Тогдашний быт чем-то напоминал цирковую эксцентрику. Когда Эренбурги и Мандельштам уезжали из Крыма, у них была только легкая одежда. Между тем, по словам Эренбурга, «Москва зимой не Бразилия…» Мандельштаму в Петрограде удалось «выбить» свитер у Максима Горького, ответственного за снабжение писателей. Однако насчет брюк договориться не получилось. «И без них обойдется», — был вердикт Горького. У Эренбурга было только пальто, купленное еще в Париже и превратившееся в «дырявый капот», и совершенно расползшиеся брюки. Ему снова пришел на помощь Бухарин. С первого взгляда оценив масштабы катастрофы, он снабдил Илью письмом к «лорд-мэру» Москвы Льву Каменеву, еще одному «старому парижскому знакомому». Каменев, более щедрый, чем Горький, подписал приказ, открывавший необозримые возможности: «Одеть т.
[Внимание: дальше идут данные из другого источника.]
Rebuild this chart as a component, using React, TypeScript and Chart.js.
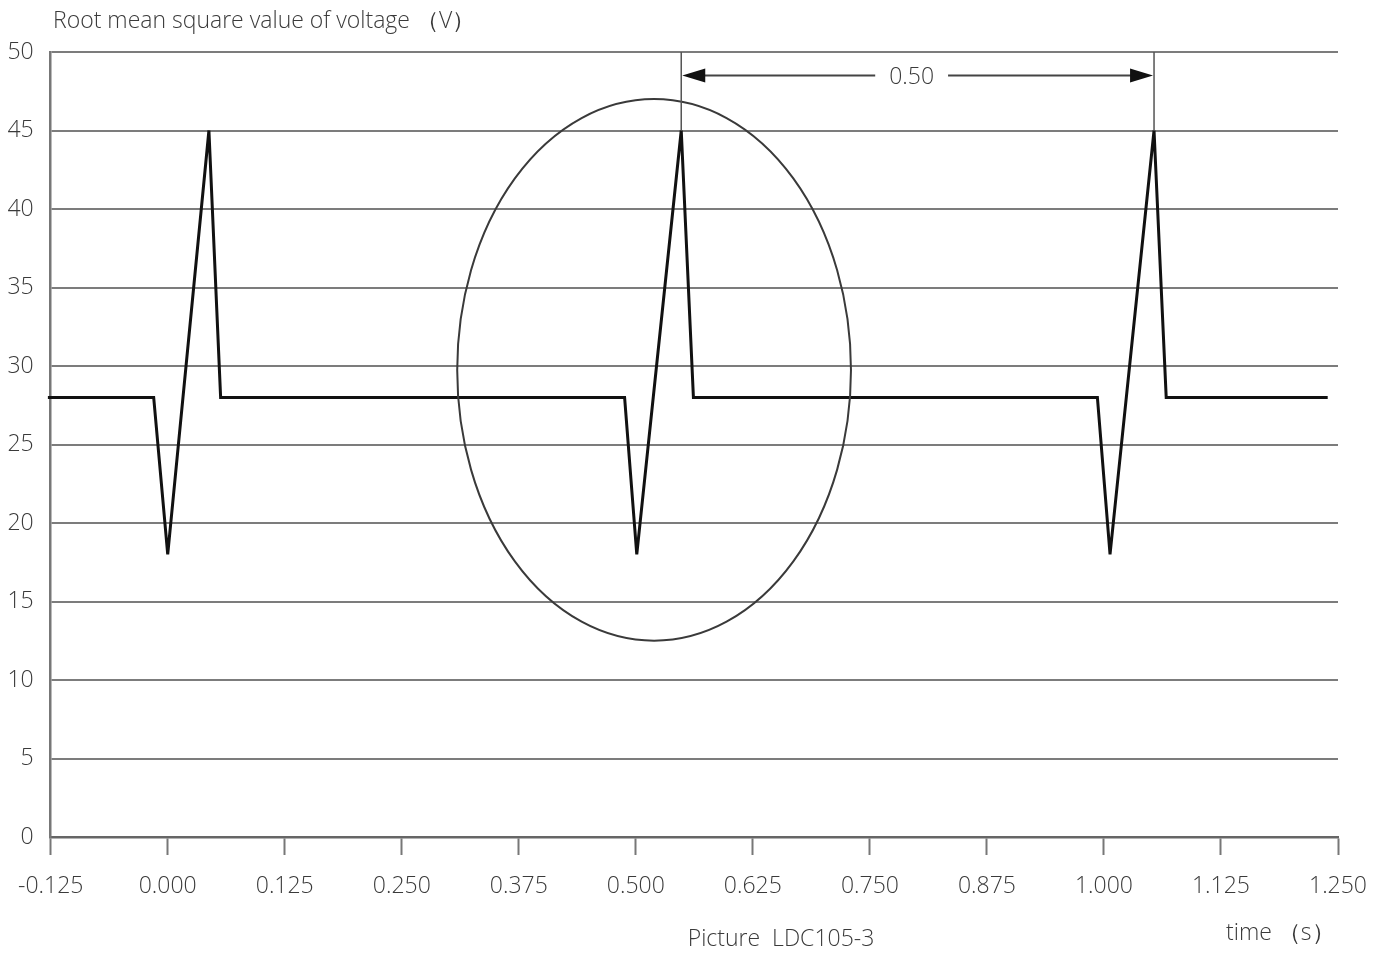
import React, { useEffect, useRef } from "react";
import { Chart, registerables } from "chart.js";

Chart.register(...registerables);

// ---- data ----
const timeValues = [-0.128, -0.015, 0.0, 0.044, 0.0565, 0.488, 0.501, 0.5485, 0.5615, 0.993, 1.0065, 1.0535, 1.0665, 1.239];
const voltageValues = [28, 28, 18, 45, 28, 28, 18, 45, 28, 28, 18, 45, 28, 28];

const xMin = -0.125;
const xMax = 1.25;
const xStep = 0.125;
const yMin = 0;
const yMax = 50;
const yStep = 5;

const yTitle = "Root mean square value of voltage （V）";
const xTitle = "time （s）";
const captionText = "Picture  LDC105-3";

// annotation: ellipse (center x, center y, radius x, radius y) in data units
const ellipseCenter = [0.5195, 29.75];
const ellipseRadii = [0.2103, 17.25];
// period annotation between two peaks
const periodPeaks = [0.5485, 1.0535];
const periodLevels = [50, 45, 48.5];
const periodLabel = "0.50";

const FONT = "'Open Sans', 'Noto Sans', sans-serif";
const TEXT = "#3a3a3a";
const FS = 23;

export default function App() {
  const ref = useRef<HTMLCanvasElement | null>(null);

  useEffect(() => {
    if (!ref.current) return;
    const annotationPlugin = {
      id: "annotations",
      afterDatasetsDraw(chart: any) {
        const ctx = chart.ctx;
        const xs = chart.scales.x;
        const ys = chart.scales.y;
        ctx.save();
        // ellipse
        const cx = xs.getPixelForValue(ellipseCenter[0]);
        const cy = ys.getPixelForValue(ellipseCenter[1]);
        const rx = xs.getPixelForValue(ellipseCenter[0] + ellipseRadii[0]) - cx;
        const ry = cy - ys.getPixelForValue(ellipseCenter[1] + ellipseRadii[1]);
        ctx.beginPath();
        ctx.ellipse(cx, cy, rx, ry, 0, 0, Math.PI * 2);
        ctx.strokeStyle = "#3a3a3a";
        ctx.lineWidth = 2;
        ctx.stroke();

        // period marker
        const x1 = xs.getPixelForValue(periodPeaks[0]);
        const x2 = xs.getPixelForValue(periodPeaks[1]);
        const yTop = ys.getPixelForValue(periodLevels[0]);
        const yPeak = ys.getPixelForValue(periodLevels[1]);
        const yArrow = ys.getPixelForValue(periodLevels[2]);
        ctx.strokeStyle = "#555";
        ctx.lineWidth = 1.5;
        ctx.beginPath();
        ctx.moveTo(x1, yTop);
        ctx.lineTo(x1, yPeak);
        ctx.moveTo(x2, yTop);
        ctx.lineTo(x2, yPeak);
        ctx.stroke();

        const labelX = (x1 + x2) / 2 - 6;
        ctx.font = `300 ${FS}px ${FONT}`;
        ctx.fillStyle = TEXT;
        ctx.textAlign = "center";
        ctx.textBaseline = "middle";
        ctx.fillText(periodLabel, labelX, yArrow + 2);
        const half = ctx.measureText(periodLabel).width / 2 + 14;

        ctx.strokeStyle = "#444";
        ctx.lineWidth = 2;
        ctx.beginPath();
        ctx.moveTo(x1 + 10, yArrow);
        ctx.lineTo(labelX - half, yArrow);
        ctx.moveTo(labelX + half, yArrow);
        ctx.lineTo(x2 - 10, yArrow);
        ctx.stroke();
        ctx.fillStyle = "#111";
        ctx.beginPath();
        ctx.moveTo(x1 + 1, yArrow);
        ctx.lineTo(x1 + 24, yArrow - 7);
        ctx.lineTo(x1 + 24, yArrow + 7);
        ctx.closePath();
        ctx.fill();
        ctx.beginPath();
        ctx.moveTo(x2 - 1, yArrow);
        ctx.lineTo(x2 - 24, yArrow - 7);
        ctx.lineTo(x2 - 24, yArrow + 7);
        ctx.closePath();
        ctx.fill();

        // texts
        ctx.fillStyle = TEXT;
        ctx.font = `300 ${FS}px ${FONT}`;
        ctx.textAlign = "left";
        ctx.textBaseline = "middle";
        ctx.fillText(yTitle, 53, 21);
        ctx.textAlign = "center";
        ctx.fillText(captionText, 781, 939);
        ctx.textAlign = "left";
        ctx.fillText(xTitle, 1226, 933);
        ctx.restore();
      },
    };

    const chart = new Chart(ref.current, {
      type: "line",
      data: {
        datasets: [
          {
            data: timeValues.map((t, i) => ({ x: t, y: voltageValues[i] })),
            borderColor: "#111",
            borderWidth: 3,
            pointRadius: 0,
            tension: 0,
            fill: false,
            clip: false as any,
          },
        ],
      },
      options: {
        responsive: false,
        animation: false,
        layout: { padding: { top: 52, right: 51, left: 0, bottom: 0 } },
        plugins: {
          legend: { display: false },
          tooltip: { enabled: false },
          title: { display: false },
        },
        scales: {
          x: {
            type: "linear",
            min: xMin,
            max: xMax,
            afterFit(scale: any) {
              scale.height = 117;
            },
            ticks: {
              stepSize: xStep,
              autoSkip: false,
              maxRotation: 0,
              padding: 18,
              color: TEXT,
              font: { family: FONT, size: FS, weight: 300 as any },
              callback: (v: any) => Number(v).toFixed(3),
            },
            grid: {
              drawOnChartArea: false,
              drawTicks: true,
              tickLength: 18,
              tickWidth: 2,
              tickColor: "#777",
              color: "rgba(0,0,0,0)",
            },
            border: { display: true, color: "#666", width: 2.5 },
          },
          y: {
            type: "linear",
            min: yMin,
            max: yMax,
            afterFit(scale: any) {
              scale.width = 50;
            },
            ticks: {
              stepSize: yStep,
              padding: 17,
              color: TEXT,
              font: { family: FONT, size: FS, weight: 300 as any },
            },
            grid: {
              drawTicks: false,
              color: "#7c7c7c",
              lineWidth: 2,
            },
            border: { display: true, color: "#777", width: 2.5 },
          },
        },
      },
      plugins: [annotationPlugin],
    });
    return () => chart.destroy();
  }, []);

  return (
    <div style={{ position: "fixed", left: 0, top: 0, width: 1389, height: 954, background: "#fff" }}>
      <canvas ref={ref} width={1389} height={954} style={{ display: "block" }} />
    </div>
  );
}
Эренбурга».

Но ни эти нечаянные радости, ни победы, одержанные в борьбе за существование, не смогли смягчить враждебности Эренбурга к «новой действительности». Он наконец понял глубокий смысл «безумия нашего времени», то есть отказался от бессмысленного сопротивления и научился скрывать свое несогласие. Но мысль о Париже становилась все более и более навязчивой: ему надоело бороться за пару брюк, ждать следующего ареста. Раньше мысль об эмиграции была невыносимой. Он помнил, как билось его сердце, когда он покидал Францию на пароходе, с каким презрением в Крыму слушал разговоры белогвардейцев о победах англичан. И в Киеве, и в Крыму у него были возможности бежать за границу, но он ими не воспользовался. Сейчас покинуть Россию легальным путем оказалось практически невозможно. Отказали даже тяжело больному Блоку, который пытался выехать на лечение в Финляндию (Блок умрет тем же летом 1921 года в возрасте сорока лет). Однако у Эренбурга был в запасе более убедительный аргумент: он хотел написать книгу о послевоенной Европе. Он рассказал о своем проекте Бухарину, который загорелся этой идеей: «Посмотрите, что там теперь делается, а потом опишите, только позлее»[136].

Оставалась последняя формальность: беседа с начальником Особого отдела Чека Вячеславом Менжинским. Это был культурный человек с прекрасными манерами, бывший литератор, который любил поговорить о литературе и искусстве. Менжинский расспросил Эренбурга о его творческих планах и, судя по всему, одобрил их, так как распорядился выдать паспорта и ему, и Любови Михайловне.

Эренбург пытался убедить себя, что это просто проявляет слабость, что он идет на поводу у собственной прихоти, используя представившуюся возможность, а на самом деле остается верным и самому себе, и новой России. Однако он ошибался относительно природы своей «слабости»: она заключалась не столько в желании уехать, сколько в желании не подчиниться железному закону революции, который гласил: «Кто не с нами, тот против нас», — в отказе от выбора. Итак, вместо эмиграции он придумал спасительную лазейку — «творческую командировку». Так было положено начало двойной жизни, которую отныне будет вести Илья Эренбург.